### What you are asked to do
Tally the lines of the listing that contain the word "matplotlib", then give the total and nothing else.

### Stored records
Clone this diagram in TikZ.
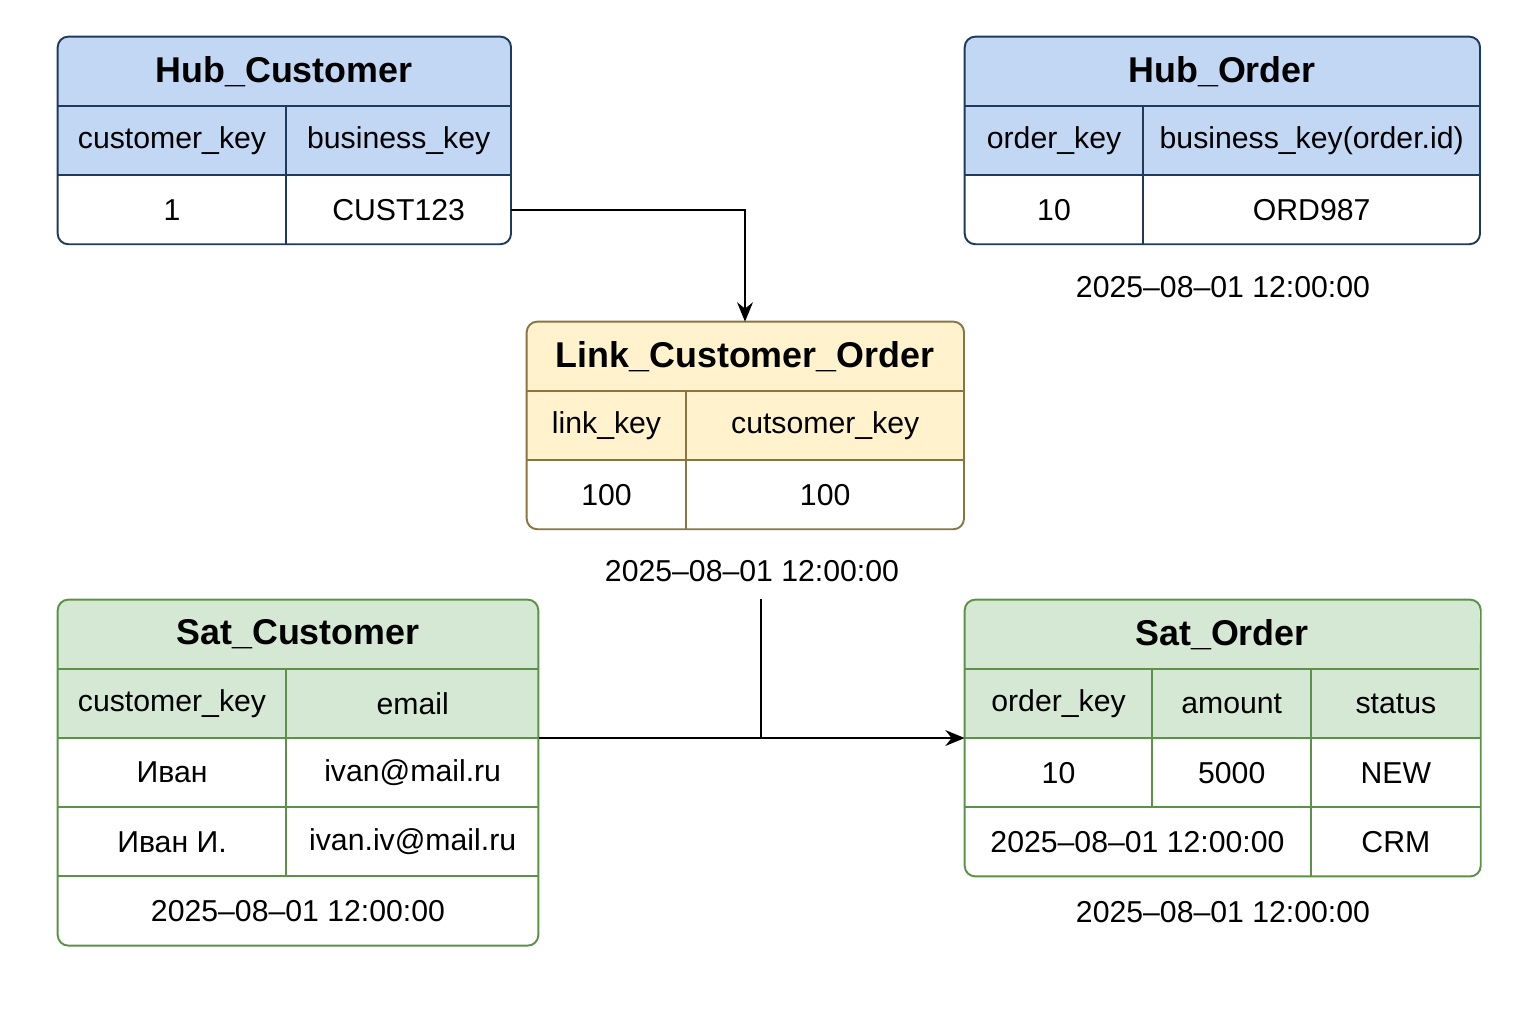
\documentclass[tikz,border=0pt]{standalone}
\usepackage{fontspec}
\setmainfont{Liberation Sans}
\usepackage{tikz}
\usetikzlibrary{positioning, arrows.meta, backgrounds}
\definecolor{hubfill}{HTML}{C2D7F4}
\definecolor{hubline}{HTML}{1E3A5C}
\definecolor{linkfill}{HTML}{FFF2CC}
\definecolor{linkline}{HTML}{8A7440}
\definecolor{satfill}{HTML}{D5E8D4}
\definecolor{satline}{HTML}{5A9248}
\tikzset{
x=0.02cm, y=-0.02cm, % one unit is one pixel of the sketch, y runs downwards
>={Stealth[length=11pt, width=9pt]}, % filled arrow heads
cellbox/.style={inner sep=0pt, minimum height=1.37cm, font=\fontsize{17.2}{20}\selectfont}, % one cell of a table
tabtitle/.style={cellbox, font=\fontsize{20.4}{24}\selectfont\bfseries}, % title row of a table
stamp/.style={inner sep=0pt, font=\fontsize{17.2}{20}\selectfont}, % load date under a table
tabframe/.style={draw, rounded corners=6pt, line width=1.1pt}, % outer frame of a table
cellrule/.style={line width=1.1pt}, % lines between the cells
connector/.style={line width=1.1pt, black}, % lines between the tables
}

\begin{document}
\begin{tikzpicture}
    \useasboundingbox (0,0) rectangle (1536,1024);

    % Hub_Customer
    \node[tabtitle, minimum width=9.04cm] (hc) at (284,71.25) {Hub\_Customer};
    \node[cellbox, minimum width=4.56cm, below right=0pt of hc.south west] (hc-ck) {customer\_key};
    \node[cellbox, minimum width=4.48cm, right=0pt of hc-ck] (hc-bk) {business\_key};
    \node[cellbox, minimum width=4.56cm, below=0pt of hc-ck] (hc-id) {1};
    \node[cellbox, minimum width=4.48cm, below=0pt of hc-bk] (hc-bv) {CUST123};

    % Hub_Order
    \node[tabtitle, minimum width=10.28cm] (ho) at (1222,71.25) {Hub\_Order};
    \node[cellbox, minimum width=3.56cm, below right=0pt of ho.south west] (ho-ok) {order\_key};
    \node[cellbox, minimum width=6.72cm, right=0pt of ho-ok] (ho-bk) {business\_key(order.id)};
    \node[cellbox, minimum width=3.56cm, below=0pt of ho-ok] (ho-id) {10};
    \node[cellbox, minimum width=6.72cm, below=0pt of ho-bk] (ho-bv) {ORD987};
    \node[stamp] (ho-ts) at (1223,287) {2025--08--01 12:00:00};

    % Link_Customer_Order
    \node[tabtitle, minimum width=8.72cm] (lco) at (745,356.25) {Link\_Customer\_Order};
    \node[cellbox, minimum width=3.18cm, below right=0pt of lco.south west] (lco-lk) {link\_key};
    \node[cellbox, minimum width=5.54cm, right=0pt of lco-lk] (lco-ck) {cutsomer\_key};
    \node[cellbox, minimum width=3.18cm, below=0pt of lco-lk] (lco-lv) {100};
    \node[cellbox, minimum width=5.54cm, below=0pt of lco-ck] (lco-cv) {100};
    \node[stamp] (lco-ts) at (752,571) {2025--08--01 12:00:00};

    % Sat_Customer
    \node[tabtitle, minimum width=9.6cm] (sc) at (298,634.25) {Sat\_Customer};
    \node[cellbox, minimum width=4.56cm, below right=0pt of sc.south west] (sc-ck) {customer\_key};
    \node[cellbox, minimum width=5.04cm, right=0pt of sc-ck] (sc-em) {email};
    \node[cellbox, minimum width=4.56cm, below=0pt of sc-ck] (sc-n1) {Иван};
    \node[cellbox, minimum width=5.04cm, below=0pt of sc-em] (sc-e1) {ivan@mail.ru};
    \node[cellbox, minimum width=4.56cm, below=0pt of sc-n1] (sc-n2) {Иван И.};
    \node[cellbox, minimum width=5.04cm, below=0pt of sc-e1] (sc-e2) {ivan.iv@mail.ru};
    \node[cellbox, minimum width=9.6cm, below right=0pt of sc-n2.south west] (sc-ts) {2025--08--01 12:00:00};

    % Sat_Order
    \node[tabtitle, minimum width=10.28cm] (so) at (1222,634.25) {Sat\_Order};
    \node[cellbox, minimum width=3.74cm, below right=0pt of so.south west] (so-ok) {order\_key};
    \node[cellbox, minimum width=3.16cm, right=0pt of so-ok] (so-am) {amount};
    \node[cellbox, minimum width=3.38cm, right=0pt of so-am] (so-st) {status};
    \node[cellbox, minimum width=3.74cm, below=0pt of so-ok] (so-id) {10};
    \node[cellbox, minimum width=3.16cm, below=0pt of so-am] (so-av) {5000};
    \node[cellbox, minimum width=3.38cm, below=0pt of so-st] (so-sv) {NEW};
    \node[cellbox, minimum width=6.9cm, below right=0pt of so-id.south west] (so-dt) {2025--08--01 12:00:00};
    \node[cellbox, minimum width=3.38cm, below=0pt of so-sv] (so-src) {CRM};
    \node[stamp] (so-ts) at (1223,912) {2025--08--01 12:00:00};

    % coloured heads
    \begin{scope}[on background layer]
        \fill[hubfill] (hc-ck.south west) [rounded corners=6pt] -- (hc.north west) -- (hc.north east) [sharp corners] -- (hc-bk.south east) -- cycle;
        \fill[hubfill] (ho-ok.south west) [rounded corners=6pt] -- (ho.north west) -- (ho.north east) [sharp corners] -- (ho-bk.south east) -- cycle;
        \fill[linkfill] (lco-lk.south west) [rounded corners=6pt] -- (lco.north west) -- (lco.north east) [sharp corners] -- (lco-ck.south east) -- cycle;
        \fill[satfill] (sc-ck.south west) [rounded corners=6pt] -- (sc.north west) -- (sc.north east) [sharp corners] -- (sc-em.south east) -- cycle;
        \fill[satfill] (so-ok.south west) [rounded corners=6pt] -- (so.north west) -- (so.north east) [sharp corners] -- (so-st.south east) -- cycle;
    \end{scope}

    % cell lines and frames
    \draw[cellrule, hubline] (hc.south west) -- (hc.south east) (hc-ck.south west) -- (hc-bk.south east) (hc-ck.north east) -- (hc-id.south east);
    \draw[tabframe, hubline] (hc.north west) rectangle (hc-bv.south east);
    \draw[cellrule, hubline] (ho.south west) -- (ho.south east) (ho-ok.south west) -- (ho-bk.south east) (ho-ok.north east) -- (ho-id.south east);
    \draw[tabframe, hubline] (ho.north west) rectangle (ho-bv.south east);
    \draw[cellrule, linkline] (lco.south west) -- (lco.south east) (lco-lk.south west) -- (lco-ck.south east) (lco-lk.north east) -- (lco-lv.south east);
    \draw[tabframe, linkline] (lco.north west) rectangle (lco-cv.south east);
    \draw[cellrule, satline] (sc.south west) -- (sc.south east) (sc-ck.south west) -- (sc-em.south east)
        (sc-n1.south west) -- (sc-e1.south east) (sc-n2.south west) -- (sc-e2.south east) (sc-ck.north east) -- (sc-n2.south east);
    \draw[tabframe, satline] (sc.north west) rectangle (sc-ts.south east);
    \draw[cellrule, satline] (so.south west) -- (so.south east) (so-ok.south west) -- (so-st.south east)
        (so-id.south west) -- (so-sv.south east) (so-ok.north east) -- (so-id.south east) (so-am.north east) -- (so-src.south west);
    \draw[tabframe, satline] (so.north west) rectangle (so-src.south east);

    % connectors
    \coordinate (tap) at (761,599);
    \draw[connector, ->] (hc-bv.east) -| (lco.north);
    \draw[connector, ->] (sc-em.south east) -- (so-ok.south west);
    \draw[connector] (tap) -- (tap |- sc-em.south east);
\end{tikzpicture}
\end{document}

---

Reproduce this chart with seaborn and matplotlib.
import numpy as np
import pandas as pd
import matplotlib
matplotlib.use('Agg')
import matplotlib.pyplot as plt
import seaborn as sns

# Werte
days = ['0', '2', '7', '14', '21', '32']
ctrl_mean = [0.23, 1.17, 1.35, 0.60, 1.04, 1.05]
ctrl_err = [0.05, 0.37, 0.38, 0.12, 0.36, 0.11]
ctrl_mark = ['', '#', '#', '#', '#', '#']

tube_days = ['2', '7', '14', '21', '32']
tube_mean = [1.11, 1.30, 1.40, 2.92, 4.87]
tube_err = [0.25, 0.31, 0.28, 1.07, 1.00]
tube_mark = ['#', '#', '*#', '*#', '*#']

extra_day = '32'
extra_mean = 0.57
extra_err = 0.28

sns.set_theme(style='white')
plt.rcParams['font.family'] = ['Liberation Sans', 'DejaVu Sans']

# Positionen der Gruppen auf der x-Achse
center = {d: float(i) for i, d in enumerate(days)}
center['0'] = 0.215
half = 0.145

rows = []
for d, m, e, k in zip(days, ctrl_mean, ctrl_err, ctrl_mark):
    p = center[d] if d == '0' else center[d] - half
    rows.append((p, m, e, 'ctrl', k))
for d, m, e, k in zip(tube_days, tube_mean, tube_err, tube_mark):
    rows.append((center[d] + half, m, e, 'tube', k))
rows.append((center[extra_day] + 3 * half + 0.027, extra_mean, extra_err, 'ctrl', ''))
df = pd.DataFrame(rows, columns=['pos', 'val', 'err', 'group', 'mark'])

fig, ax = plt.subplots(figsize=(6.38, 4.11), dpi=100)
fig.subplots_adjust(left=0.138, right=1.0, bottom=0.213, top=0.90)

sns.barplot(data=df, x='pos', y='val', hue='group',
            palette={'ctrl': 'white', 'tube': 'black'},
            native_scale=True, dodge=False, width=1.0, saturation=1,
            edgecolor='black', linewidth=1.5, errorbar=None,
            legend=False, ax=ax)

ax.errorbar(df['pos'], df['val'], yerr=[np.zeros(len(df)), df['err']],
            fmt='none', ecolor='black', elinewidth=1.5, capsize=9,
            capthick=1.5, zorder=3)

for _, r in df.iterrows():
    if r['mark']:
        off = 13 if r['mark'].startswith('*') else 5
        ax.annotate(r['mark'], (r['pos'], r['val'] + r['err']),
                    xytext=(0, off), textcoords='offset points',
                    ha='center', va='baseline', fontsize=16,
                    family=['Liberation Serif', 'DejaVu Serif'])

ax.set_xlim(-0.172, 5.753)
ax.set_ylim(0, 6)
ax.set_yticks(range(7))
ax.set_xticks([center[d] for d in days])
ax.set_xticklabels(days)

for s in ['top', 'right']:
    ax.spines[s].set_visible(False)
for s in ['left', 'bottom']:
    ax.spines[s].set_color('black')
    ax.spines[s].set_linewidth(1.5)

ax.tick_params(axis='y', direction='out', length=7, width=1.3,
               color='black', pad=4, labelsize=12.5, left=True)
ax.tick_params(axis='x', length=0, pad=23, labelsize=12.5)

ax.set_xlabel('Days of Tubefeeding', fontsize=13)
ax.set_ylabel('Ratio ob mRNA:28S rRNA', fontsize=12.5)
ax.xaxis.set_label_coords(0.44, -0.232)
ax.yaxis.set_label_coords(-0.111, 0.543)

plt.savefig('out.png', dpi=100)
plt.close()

### Result
4